If you have ever been interested in looking at Cucumber and your testing environment is built around Ruby, then this will be an ideal book to use. If you are interested in deploying Cucumber in another type of environment, such as testing with Java or .NET, many of the ideas in this book will also carry over, but have a look at "The Secret Ninja Cucumber Scrolls" by David de Florinier and Gojko Adzic. It provides information about how to apply Cucumber to those environments. Regardless of your particular focus and environment needs, for a practical and effective book for learning and using Cucumber in a meaningful way, The Cucumber Book is an excellent addition to any tester or developer's library.
Although the book is geared towards a more technical reader, the authors offer what I think are some of the best general overviews of BDD available.

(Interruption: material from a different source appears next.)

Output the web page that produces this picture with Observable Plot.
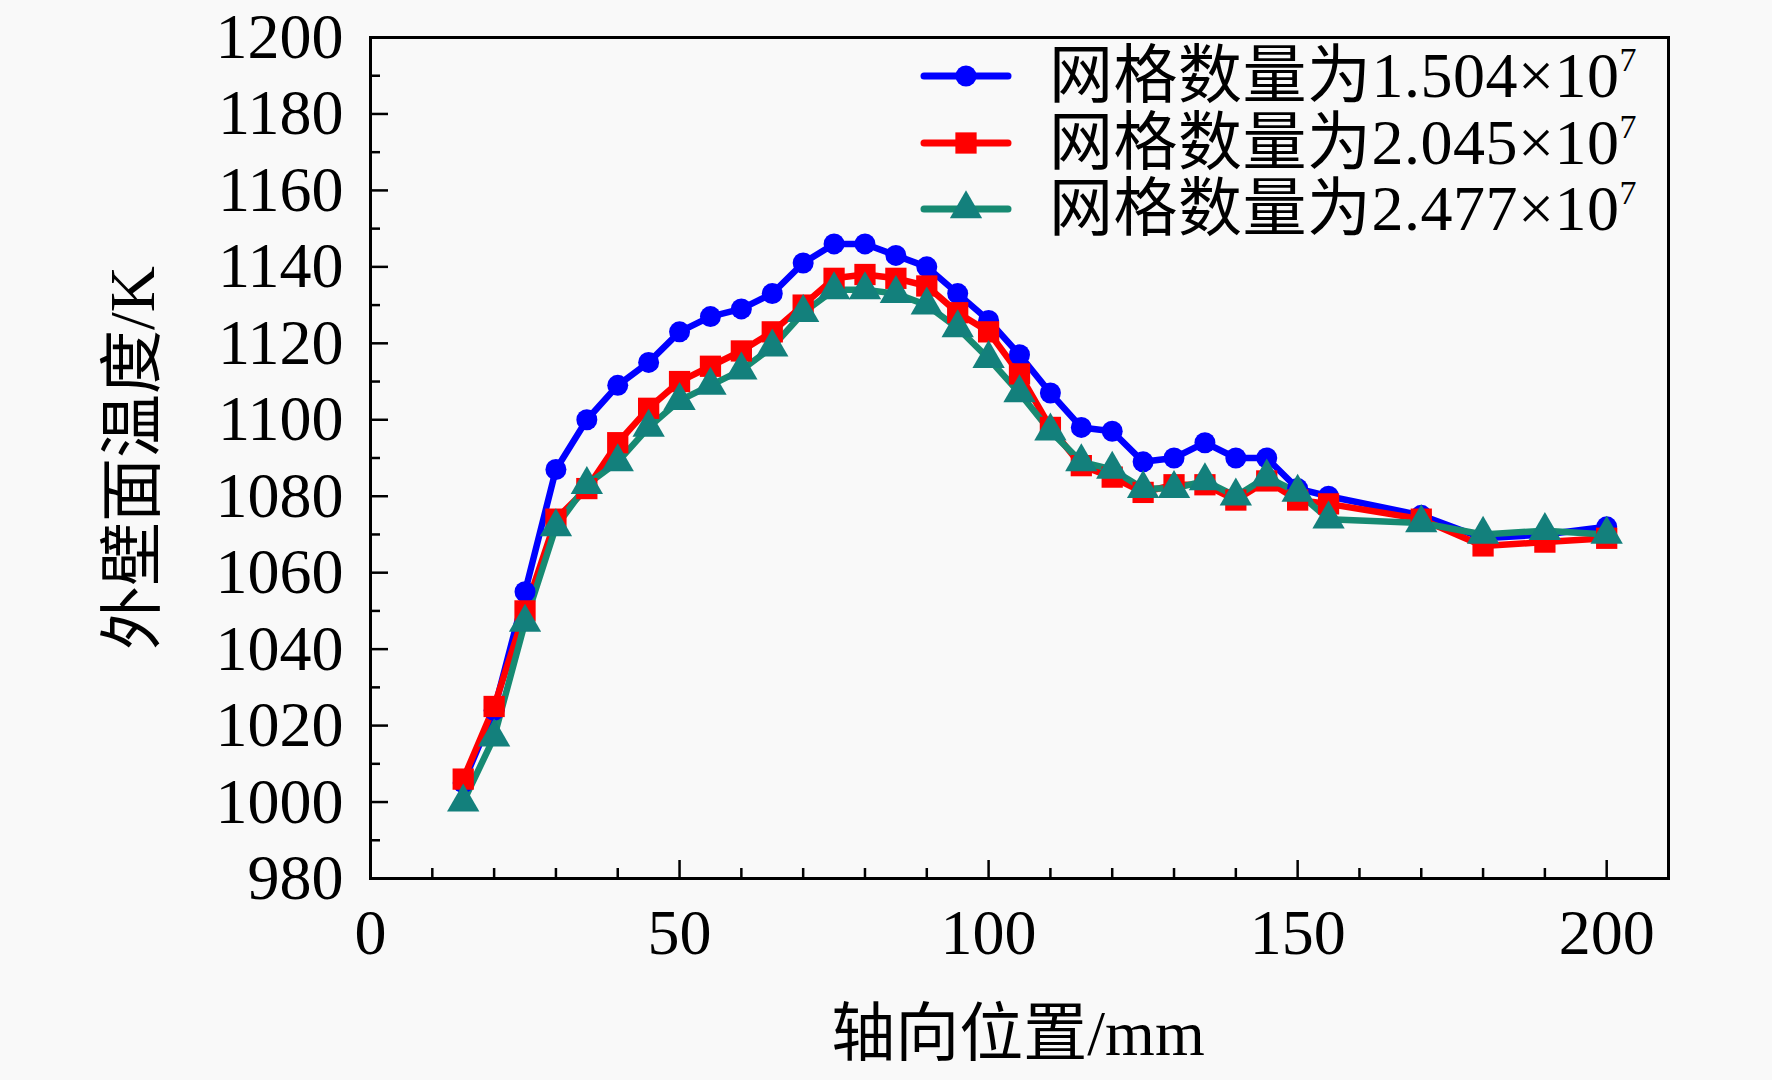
<!DOCTYPE html>
<html>
<head>
<meta charset="utf-8">
<script src="https://cdn.jsdelivr.net/npm/d3@7"></script>
<script src="https://cdn.jsdelivr.net/npm/@observablehq/plot@0.6"></script>
<style>
  html, body { margin: 0; padding: 0; background: #f9f9f9; }
  #wrap { position: relative; width: 1772px; height: 1080px; background: #f9f9f9; overflow: hidden;
          font-family: "Liberation Serif", "Noto Sans CJK SC", serif; color: #000; }
  #chart { position: absolute; left: 0; top: 0; }
  .title { position: absolute; font-size: 64px; white-space: nowrap; line-height: 1; }
  #ytitle { left: 133px; top: 458px; transform: translate(-50%, -50%) rotate(-90deg); }
  #xtitle { left: 1018px; top: 1034px; transform: translate(-50%, -50%); }
  #legend { position: absolute; left: 920px; top: 43px; }
  .row { position: relative; height: 66.5px; display: flex; align-items: center; }
  .row svg { width: 92px; height: 40px; margin-right: 37px; }
  .row span { font-size: 64px; line-height: 1; white-space: nowrap; letter-spacing: 0.5px; }
  .row sup { font-size: 34px; vertical-align: 26px; line-height: 0; }
</style>
</head>
<body>
<div id="wrap">
  <div id="chart"></div>
  <div class="title" id="ytitle">外壁面温度/K</div>
  <div class="title" id="xtitle">轴向位置/mm</div>
  <div id="legend"></div>
</div>
<script>
const positions = [15,20,25,30,35,40,45,50,55,60,65,70,75,80,85,90,95,100,105,110,115,120,125,130,135,140,145,150,155,170,180,190,200];
const temp1504 = [1005,1024,1055,1087,1100,1109,1115,1123,1127,1129,1133,1141,1146,1146,1143,1140,1133,1126,1117,1107,1098,1097,1089,1090,1094,1090,1090,1082,1080,1075,1069,1070,1072];
const temp2045 = [1006,1025,1050,1074,1082,1094,1103,1110,1114,1118,1123,1130,1137,1138,1137,1135,1128,1123,1112,1098,1088,1085,1081,1083,1083,1079,1084,1079,1078,1074,1067,1068,1069];
const temp2477 = [1000,1017,1047,1072,1083,1089,1098,1105,1109,1113,1119,1128,1134,1134,1133,1130,1124,1116,1107,1097,1089,1087,1082,1082,1084,1080,1085,1081,1074,1073,1070,1071,1070];
const seriesNames = ["网格数量为1.504×10", "网格数量为2.045×10", "网格数量为2.477×10"];
const seriesExp = ["7", "7", "7"];
const xTicksMajor = [0, 50, 100, 150, 200];
const xTicksMinor = d3.range(10, 210, 10).filter(v => v % 50 !== 0);
const yTicksMajor = d3.range(980, 1201, 20);
const yTicksMinor = d3.range(990, 1200, 20);

const styles = [
  {stroke: "#0000ff", fill: "#0000ff", symbol: "circle", r: 10.5},
  {stroke: "#ff0000", fill: "#ff0000", symbol: "square", r: 12},
  {stroke: "#178a72", fill: "#13807c", symbol: "triangle", r: 12}
];
const allSeries = [temp1504, temp2045, temp2477];
const tables = allSeries.map(vals => positions.map((x, i) => ({x, y: vals[i]})));

const marks = [];
tables.forEach((t, i) => {
  marks.push(Plot.line(t, {x: "x", y: "y", stroke: styles[i].stroke, strokeWidth: 6.5}));
});
tables.forEach((t, i) => {
  marks.push(Plot.dot(t, {x: "x", y: "y", symbol: styles[i].symbol, r: styles[i].r, fill: styles[i].fill, stroke: "none"}));
});

const fmt = d3.format("d");
const chart = Plot.plot({
  width: 1772,
  height: 1080,
  marginLeft: 370,
  marginRight: 104,
  marginTop: 37,
  marginBottom: 202,
  style: {background: "#f9f9f9", fontFamily: "'Liberation Serif', 'Noto Sans CJK SC', serif", fontSize: "64px", color: "#000"},
  x: {domain: [0, 210]},
  y: {domain: [980, 1200]},
  marks: [
    Plot.axisX({ticks: xTicksMajor, tickSize: -18, text: null, label: null, strokeWidth: 2.5}),
    Plot.axisX({ticks: xTicksMinor, tickSize: -10, text: null, label: null, strokeWidth: 2.5}),
    Plot.axisX({ticks: xTicksMajor, tickSize: 0, tickPadding: 30, label: null, tickFormat: fmt, fontSize: 64}),
    Plot.axisY({ticks: yTicksMajor, tickSize: -18, text: null, label: null, strokeWidth: 2.5}),
    Plot.axisY({ticks: yTicksMinor, tickSize: -10, text: null, label: null, strokeWidth: 2.5}),
    Plot.axisY({ticks: yTicksMajor, tickSize: 0, tickPadding: 27, label: null, tickFormat: fmt, fontSize: 64}),
    ...marks,
    Plot.frame({stroke: "#000", strokeWidth: 3})
  ]
});
document.getElementById("chart").appendChild(chart);

// legend
const legend = d3.select("#legend");
styles.forEach((s, i) => {
  const row = legend.append("div").attr("class", "row");
  const svg = row.append("svg").attr("viewBox", "0 0 92 40");
  svg.append("line").attr("x1", 4).attr("x2", 88).attr("y1", 20).attr("y2", 20)
     .attr("stroke", s.stroke).attr("stroke-width", 7).attr("stroke-linecap", "round");
  const sym = {circle: d3.symbolCircle, square: d3.symbolSquare, triangle: d3.symbolTriangle}[s.symbol];
  svg.append("path").attr("transform", "translate(46,20)")
     .attr("d", d3.symbol(sym, Math.PI * s.r * s.r)()).attr("fill", s.fill);
  const span = row.append("span");
  span.text(seriesNames[i]);
  span.append("sup").text(seriesExp[i]);
});
</script>
</body>
</html>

The book is sliced into three main parts:
Part 1 - Cucumber Fundamentals
Part 2 - Working Example
Part 3 - Cucumber Applied
I would recommend this book to anyone who is new to BDD, as well as enginers who are familiar with Cucumber or BDD but are looking to expand their skills. The biggest benefit for me was that after reading it I feel I have the information I need to successfully create killer automation for my next BDD project.
I primarily develop in C#, so ideally I would have liked a book targeting C# instead of Ruby.
Even without being fluent in Ruby I was able to understand the development process being encouraged by the Cucumber tool.
For me Cucumber (the specific tool encouraging BDD) fills the most important gap between the idea in the mind of the customer and the concrete result of a running piece of code.
I liked the chapter 'When Cucumbers Go Bad' where the authors talk about specific problems they identified as they worked with Cucumber.
Some of the problems like 'Fixture Data' that they identify are ones that I recognize but had not thought of as a type of problem.
I thought sharing a set of test data among different tests was reducing the cost of running and maintaining tests, even though my use of that technique was spiraled out of control almost every time I got beyond 3 tests.
Overall the purchase and studying of this book was worth it.